(Stored entries)
--- begin ---

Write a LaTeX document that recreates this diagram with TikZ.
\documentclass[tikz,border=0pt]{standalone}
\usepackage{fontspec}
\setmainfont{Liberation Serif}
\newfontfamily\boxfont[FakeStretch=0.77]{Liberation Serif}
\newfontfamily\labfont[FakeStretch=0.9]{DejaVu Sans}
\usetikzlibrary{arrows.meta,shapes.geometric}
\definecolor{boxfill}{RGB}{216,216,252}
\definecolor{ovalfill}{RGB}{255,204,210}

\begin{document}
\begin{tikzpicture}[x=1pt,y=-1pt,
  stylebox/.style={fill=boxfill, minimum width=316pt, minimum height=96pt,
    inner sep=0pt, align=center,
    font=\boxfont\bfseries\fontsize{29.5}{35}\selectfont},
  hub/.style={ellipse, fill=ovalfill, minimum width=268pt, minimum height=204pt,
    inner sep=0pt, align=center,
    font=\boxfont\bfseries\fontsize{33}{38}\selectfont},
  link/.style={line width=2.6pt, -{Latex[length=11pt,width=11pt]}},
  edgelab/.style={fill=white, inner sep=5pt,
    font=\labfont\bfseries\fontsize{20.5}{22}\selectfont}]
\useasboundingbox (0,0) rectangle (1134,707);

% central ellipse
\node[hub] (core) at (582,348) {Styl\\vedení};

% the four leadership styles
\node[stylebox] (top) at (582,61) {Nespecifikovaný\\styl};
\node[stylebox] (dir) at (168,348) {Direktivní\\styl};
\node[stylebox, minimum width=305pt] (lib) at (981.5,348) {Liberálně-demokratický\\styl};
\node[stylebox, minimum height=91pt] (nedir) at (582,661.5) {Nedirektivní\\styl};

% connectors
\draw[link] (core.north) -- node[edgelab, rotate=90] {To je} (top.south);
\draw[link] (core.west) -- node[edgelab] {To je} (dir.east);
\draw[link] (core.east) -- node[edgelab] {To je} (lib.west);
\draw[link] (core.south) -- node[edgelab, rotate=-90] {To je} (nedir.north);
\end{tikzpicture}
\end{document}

--- end ---
--- begin ---

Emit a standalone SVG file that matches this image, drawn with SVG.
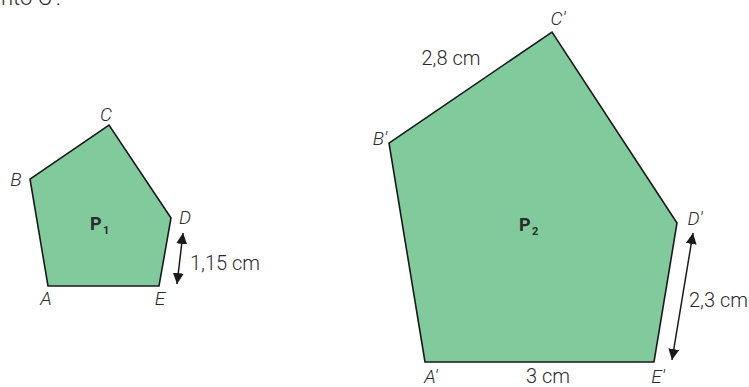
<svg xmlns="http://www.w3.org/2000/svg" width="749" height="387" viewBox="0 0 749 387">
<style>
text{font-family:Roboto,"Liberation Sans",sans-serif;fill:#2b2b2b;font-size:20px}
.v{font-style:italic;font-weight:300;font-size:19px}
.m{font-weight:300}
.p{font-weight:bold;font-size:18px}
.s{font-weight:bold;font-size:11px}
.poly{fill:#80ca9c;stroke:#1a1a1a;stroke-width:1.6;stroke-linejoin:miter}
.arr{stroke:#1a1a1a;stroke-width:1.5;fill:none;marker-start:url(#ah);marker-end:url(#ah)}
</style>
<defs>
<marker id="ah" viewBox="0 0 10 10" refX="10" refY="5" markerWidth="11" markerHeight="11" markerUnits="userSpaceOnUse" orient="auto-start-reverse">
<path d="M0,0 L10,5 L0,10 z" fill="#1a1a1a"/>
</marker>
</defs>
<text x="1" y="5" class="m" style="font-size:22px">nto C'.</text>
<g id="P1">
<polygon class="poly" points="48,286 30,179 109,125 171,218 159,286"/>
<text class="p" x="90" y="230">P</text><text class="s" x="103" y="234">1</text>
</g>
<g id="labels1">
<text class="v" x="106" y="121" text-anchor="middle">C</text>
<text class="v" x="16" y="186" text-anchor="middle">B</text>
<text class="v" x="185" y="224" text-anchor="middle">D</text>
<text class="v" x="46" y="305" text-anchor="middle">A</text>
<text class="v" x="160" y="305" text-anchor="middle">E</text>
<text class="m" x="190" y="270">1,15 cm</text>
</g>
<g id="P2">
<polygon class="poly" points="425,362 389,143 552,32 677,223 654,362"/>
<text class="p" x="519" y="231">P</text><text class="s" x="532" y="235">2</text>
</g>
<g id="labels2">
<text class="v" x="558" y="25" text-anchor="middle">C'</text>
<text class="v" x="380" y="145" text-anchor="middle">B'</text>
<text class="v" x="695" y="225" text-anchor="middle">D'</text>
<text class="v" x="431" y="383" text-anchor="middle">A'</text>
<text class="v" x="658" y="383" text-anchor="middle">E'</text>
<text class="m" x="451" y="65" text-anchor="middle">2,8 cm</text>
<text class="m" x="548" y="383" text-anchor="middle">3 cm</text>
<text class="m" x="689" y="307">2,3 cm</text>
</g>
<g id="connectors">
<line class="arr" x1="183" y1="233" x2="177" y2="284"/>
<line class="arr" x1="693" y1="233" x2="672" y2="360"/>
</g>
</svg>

--- end ---

→ **REQUEST**
Everything from the line with "Write a LaTeX" through the line with "minimum height=91pt] (nedir)" is to be output exactly; leave out all other lines.

→ **CORRECT RESULT**
Write a LaTeX document that recreates this diagram with TikZ.
\documentclass[tikz,border=0pt]{standalone}
\usepackage{fontspec}
\setmainfont{Liberation Serif}
\newfontfamily\boxfont[FakeStretch=0.77]{Liberation Serif}
\newfontfamily\labfont[FakeStretch=0.9]{DejaVu Sans}
\usetikzlibrary{arrows.meta,shapes.geometric}
\definecolor{boxfill}{RGB}{216,216,252}
\definecolor{ovalfill}{RGB}{255,204,210}

\begin{document}
\begin{tikzpicture}[x=1pt,y=-1pt,
  stylebox/.style={fill=boxfill, minimum width=316pt, minimum height=96pt,
    inner sep=0pt, align=center,
    font=\boxfont\bfseries\fontsize{29.5}{35}\selectfont},
  hub/.style={ellipse, fill=ovalfill, minimum width=268pt, minimum height=204pt,
    inner sep=0pt, align=center,
    font=\boxfont\bfseries\fontsize{33}{38}\selectfont},
  link/.style={line width=2.6pt, -{Latex[length=11pt,width=11pt]}},
  edgelab/.style={fill=white, inner sep=5pt,
    font=\labfont\bfseries\fontsize{20.5}{22}\selectfont}]
\useasboundingbox (0,0) rectangle (1134,707);

% central ellipse
\node[hub] (core) at (582,348) {Styl\\vedení};

% the four leadership styles
\node[stylebox] (top) at (582,61) {Nespecifikovaný\\styl};
\node[stylebox] (dir) at (168,348) {Direktivní\\styl};
\node[stylebox, minimum width=305pt] (lib) at (981.5,348) {Liberálně-demokratický\\styl};
\node[stylebox, minimum height=91pt] (nedir) at (582,661.5) {Nedirektivní\\styl};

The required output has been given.